Digital camera sensors have come a very long way in the last few decades. Even just in the last 20 years, we’ve gone from the likes of the 4.1-Megapixel Nikon D2h to 100-megapixel monsters from Fuji, Hasselblad and Phase One. Hell, even smartphone camera sensors now boast 200-megapixel resolutions with a lot of neat digital wizardry. But as complex as processors have become, they’re very simple at their core.
This one, proudly proclaimed by its creator to be “the worst digital camera of all time ever”, shows that basic principle off extremely well. It was created by Peter Sanchez at Electromechanical Productions. It features an 8×6 grid of light-dependent resistors (LDRs) for a grand total of 48 pixels of resolution.
It’s a fascinating proof-of-concept experiment. Based on an Arduino Nano, it reads the light values on each of the 48 LDRs in order to try to build up an image. A very blocky, small and rudimentary image, but an image nonetheless. The Arduino on its own doesn’t have the capability to read all of these sensors. So, they’re fed through an array of integrated circuits (ICs) known as multiplexers.
These multiplexing chips allow the Arduino to check each pixel individually to record what value the sensor sees. The Arduino reads each row of six light sensors in sequence very rapidly in order to build up the raw pixel data. This means that it’s not only a very basic sensor but it’s a very basic rolling shutter sensor.
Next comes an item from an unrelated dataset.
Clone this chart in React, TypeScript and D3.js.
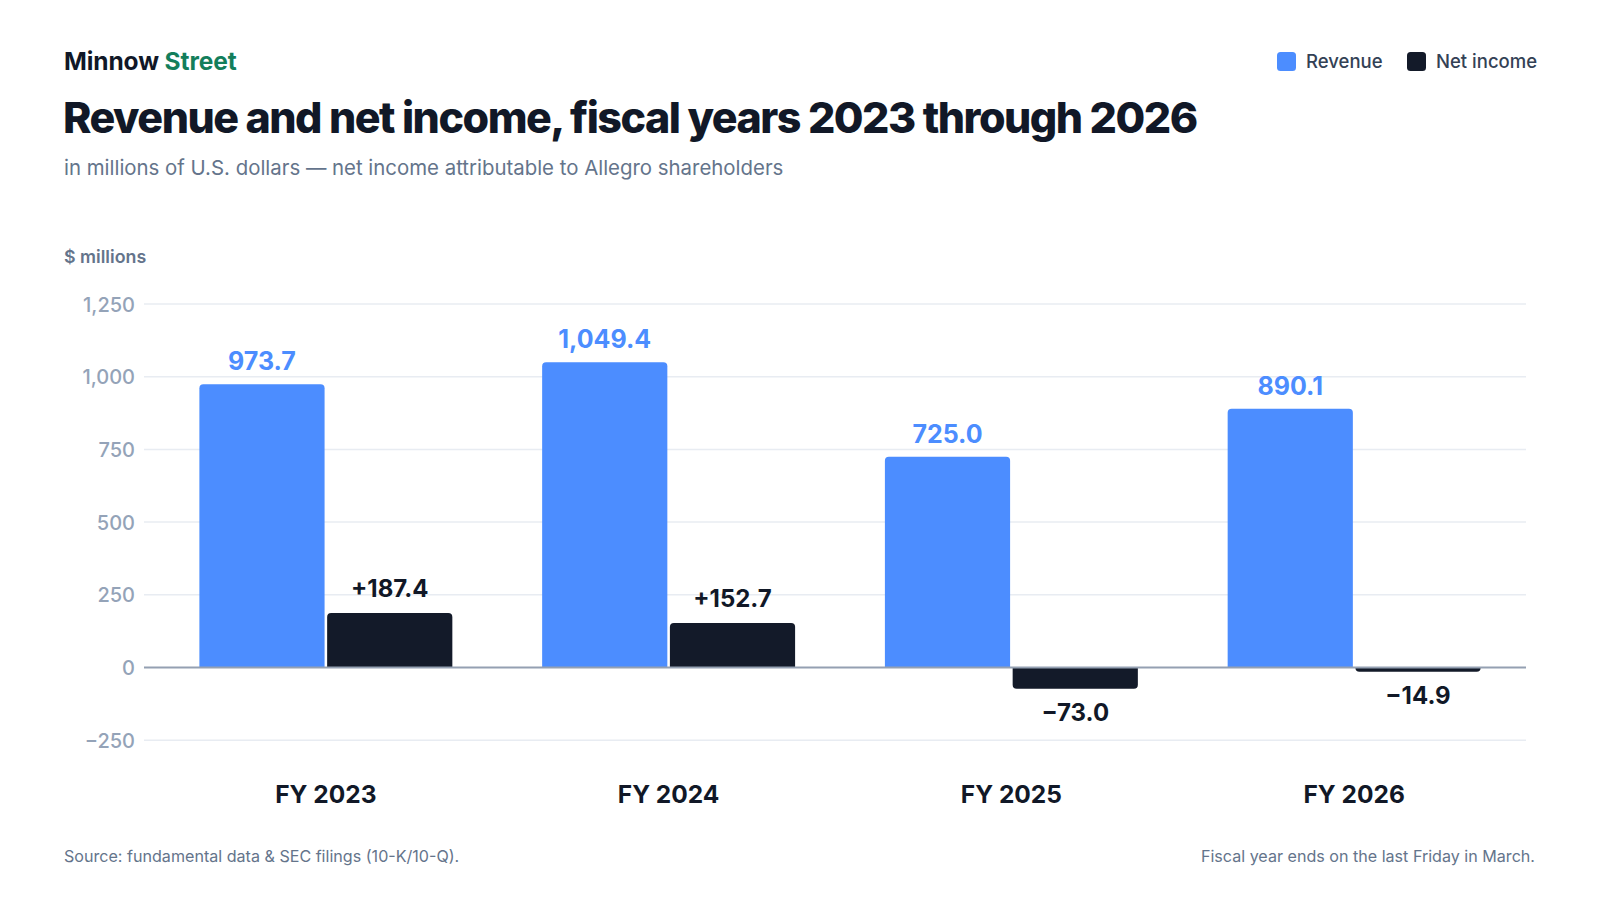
import { useEffect, useRef } from "react";
import * as d3 from "d3";

const categories = ["FY 2023", "FY 2024", "FY 2025", "FY 2026"];
const revenue = [973.7, 1049.4, 725.0, 890.1];
const netIncome = [187.4, 152.7, -73.0, -14.9];
const yTicks = [-250, 0, 250, 500, 750, 1000, 1250];
const seriesNames = ["Revenue", "Net income"];
const seriesColors = ["#4C8DFF", "#131A29"];

const WIDTH = 1600;
const HEIGHT = 900;
const FONT = "Inter, 'Noto Sans', sans-serif";

const App = () => {
  const svgRef = useRef<SVGSVGElement | null>(null);

  useEffect(() => {
    const svg = d3.select(svgRef.current);
    svg.selectAll("*").remove();

    svg
      .attr("width", WIDTH)
      .attr("height", HEIGHT)
      .style("background", "white")
      .style("font-family", FONT);

    const margin = { left: 144, right: 74 };

    // Scales
    const y = d3.scaleLinear().domain([-250, 1250]).range([740.2, 304]);

    const x0 = d3
      .scaleBand()
      .domain(categories)
      .range([margin.left + 5, WIDTH - margin.right + 5])
      .paddingInner(0.262)
      .paddingOuter(0.147);

    const x1 = d3
      .scaleBand()
      .domain(seriesNames)
      .range([0, x0.bandwidth()])
      .paddingInner(0.02);

    // Header
    const brand = svg
      .append("text")
      .attr("x", 64)
      .attr("y", 70)
      .attr("font-size", 24.5)
      .attr("font-weight", 700)
      .attr("letter-spacing", "-0.1px");
    brand.append("tspan").attr("fill", "#111827").text("Minnow ");
    brand.append("tspan").attr("fill", "#137E5B").text("Street");

    svg
      .append("text")
      .attr("x", 63)
      .attr("y", 133)
      .attr("font-size", 43)
      .attr("font-weight", 800)
      .attr("letter-spacing", "-1.5px")
      .attr("fill", "#111827")
      .text("Revenue and net income, fiscal years 2023 through 2026");

    svg
      .append("text")
      .attr("x", 64)
      .attr("y", 175)
      .attr("font-size", 20.4)
      .attr("fill", "#64748B")
      .text(
        "in millions of U.S. dollars — net income attributable to Allegro shareholders",
      );

    svg
      .append("text")
      .attr("x", 64)
      .attr("y", 263)
      .attr("font-size", 17.8)
      .attr("font-weight", 600)
      .attr("fill", "#64748B")
      .text("$ millions");

    // Legend
    const legend = svg.append("g");
    const legendItems = [
      { name: seriesNames[0], color: seriesColors[0], x: 1277 },
      { name: seriesNames[1], color: seriesColors[1], x: 1407 },
    ];
    legendItems.forEach((d) => {
      legend
        .append("rect")
        .attr("x", d.x)
        .attr("y", 52)
        .attr("width", 19)
        .attr("height", 19)
        .attr("rx", 3.5)
        .attr("fill", d.color);
      legend
        .append("text")
        .attr("x", d.x + 29)
        .attr("y", 68)
        .attr("font-size", 18.5)
        .attr("font-weight", 500)
        .attr("fill", "#334155")
        .text(d.name);
    });

    // Grid lines
    svg
      .append("g")
      .selectAll("line")
      .data(yTicks.filter((t) => t !== 0))
      .join("line")
      .attr("x1", margin.left)
      .attr("x2", WIDTH - margin.right)
      .attr("y1", (d) => y(d))
      .attr("y2", (d) => y(d))
      .attr("stroke", "#E8ECF2")
      .attr("stroke-width", 1.5);

    // Y axis labels
    const yAxis = d3
      .axisLeft(y)
      .tickValues(yTicks)
      .tickSize(0)
      .tickPadding(0)
      .tickFormat((d) => d3.format(",")(d as number).replace("-", "−"));

    svg
      .append("g")
      .attr("transform", `translate(135,0)`)
      .call(yAxis)
      .call((g) => {
        g.select(".domain").remove();
        g.selectAll("text")
          .attr("font-family", FONT)
          .attr("font-size", 20)
          .attr("font-weight", 500)
          .attr("fill", "#94A3B8")
          .attr("dy", "0.35em");
      });

    // Bars
    const rounded = (bx: number, bw: number, v: number, r: number) => {
      const y0 = y(0);
      const yv = y(v);
      const h = Math.abs(y0 - yv);
      const rr = Math.min(r, h);
      if (v >= 0) {
        return `M${bx},${y0}V${yv + rr}Q${bx},${yv} ${bx + rr},${yv}H${bx + bw - rr}Q${bx + bw},${yv} ${bx + bw},${yv + rr}V${y0}Z`;
      }
      return `M${bx},${y0}V${yv - rr}Q${bx},${yv} ${bx + rr},${yv}H${bx + bw - rr}Q${bx + bw},${yv} ${bx + bw},${yv - rr}V${y0}Z`;
    };

    const groups = svg
      .append("g")
      .selectAll("g")
      .data(categories)
      .join("g")
      .attr("transform", (d) => `translate(${x0(d)},0)`);

    groups.each(function (cat, i) {
      const g = d3.select(this);
      const values = [revenue[i], netIncome[i]];
      values.forEach((v, si) => {
        const bx = x1(seriesNames[si]) ?? 0;
        const bw = x1.bandwidth();
        g.append("path")
          .attr("d", rounded(bx, bw, v, 4))
          .attr("fill", seriesColors[si]);

        const label =
          si === 0
            ? d3.format(",.1f")(v)
            : (v >= 0 ? "+" : "−") + d3.format(".1f")(Math.abs(v));
        g.append("text")
          .attr("x", bx + bw / 2)
          .attr("y", v >= 0 ? y(v) - (si === 0 ? 14 : 16) : y(v) + 32)
          .attr("text-anchor", "middle")
          .attr("font-size", si === 0 ? 25 : 24)
          .attr("font-weight", 700)
          .attr("fill", si === 0 ? seriesColors[0] : "#111827")
          .text(label);
      });
    });

    // Zero line
    svg
      .append("line")
      .attr("x1", margin.left)
      .attr("x2", WIDTH - margin.right)
      .attr("y1", y(0))
      .attr("y2", y(0))
      .attr("stroke", "#94A0B2")
      .attr("stroke-width", 2);

    // Category labels
    svg
      .append("g")
      .selectAll("text")
      .data(categories)
      .join("text")
      .attr("x", (d) => (x0(d) ?? 0) + x0.bandwidth() / 2)
      .attr("y", 803)
      .attr("text-anchor", "middle")
      .attr("font-size", 24.5)
      .attr("font-weight", 700)
      .attr("fill", "#111827")
      .text((d) => d);

    // Footer
    svg
      .append("text")
      .attr("x", 64)
      .attr("y", 862)
      .attr("font-size", 16.1)
      .attr("fill", "#64748B")
      .text("Source: fundamental data & SEC filings (10-K/10-Q).");

    svg
      .append("text")
      .attr("x", 1535)
      .attr("y", 862)
      .attr("text-anchor", "end")
      .attr("font-size", 16.1)
      .attr("fill", "#64748B")
      .text("Fiscal year ends on the last Friday in March.");
  }, []);

  return (
    <div style={{ position: "absolute", left: 0, top: 0, width: WIDTH, height: HEIGHT }}>
      <svg ref={svgRef}></svg>
    </div>
  );
};

export default App;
The data that is received from each sensor is then fed out via a USB cable to a PC running some custom software written in Python to be processed. You can download the code from GitHub to check it out for yourself. This script reads the data coming from each sensor and draws out the final result as a PNG file. It’s essentially like shooting a camera without a lens on it, exposing the sensor directly to the light. But with a sensor this low resolution, focusing an image onto it wouldn’t help much. Which is probably why Peter’s calling it “the worst digital camera of all time ever”
This isn’t the first DIY camera sensor we’ve seen here at DIYP. Sean Hodgins designed the Open Source digiObscura in 2019 that contained 1024 pixels in a 32×32 grid of tiny surface mount phototransistors. Sean’s was also based on an Arduino and used multiplexing to access the entire array.